カリフォルニアの実業家、フレデリック・レーマンは、1917年、経済的な大打撃を受ける中で賛美歌(新聖歌31番または教会福音讃美歌24番)を作詞しました。最初の2連はすらすら書けましたが、3連で行き詰まりました。彼は、刑務所の壁に書かれていたといわれる昔の詩を思い出しました。神の愛を深く悟った囚人が壁に刻んだものです。その詩は、偶然にも彼の詩と同じ拍だったため、それを採用しました。
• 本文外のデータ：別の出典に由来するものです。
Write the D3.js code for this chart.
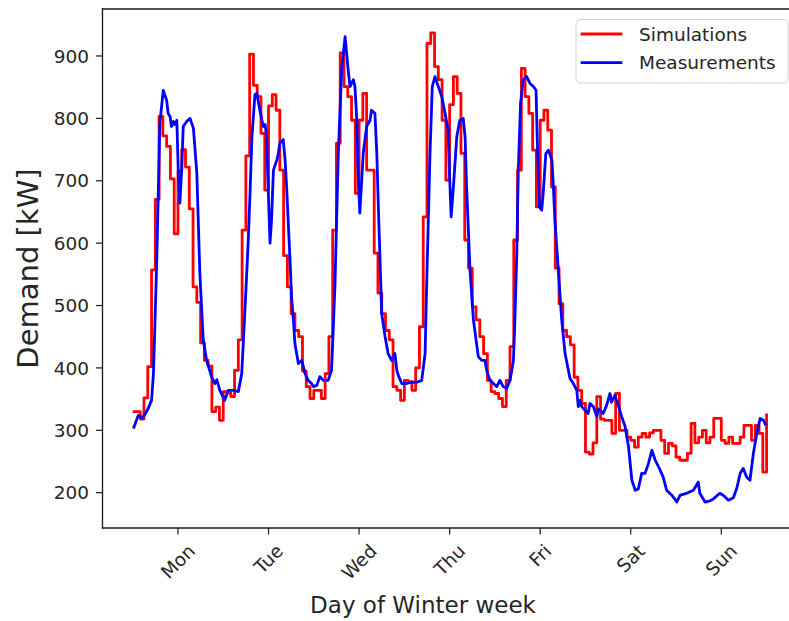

私たちも、レーマンや刑務所の詩人のように、厳しい状況に置かれるときがあります。絶望しそうなときは、ダビデの詩篇を口ずさみ、神の御翼の陰に身を避けるとよいでしょう(詩57:1)。自分の悩みについて「神を呼び求め」(2節)、目下の状況や「獅子たちの間」(4節)にいるかのような恐怖を感じていると打ち明けるのです。そうすればやがて、神に守られた過去の経験を思い出すでしょう。そして「私は歌い ほめ歌います。……私は暁を呼び覚まそう」(7-8節)と、ダビデと共に賛美できます。

レーマンの賛美歌は、豊かな主の愛を宣言し、それは限りないと語ります。神の愛がどれほど偉大かを味わい知るべきときは、まさに絶体絶命の瀬戸際にあるときです。「神の恵みは……天にまで及」ぶからです(10節)。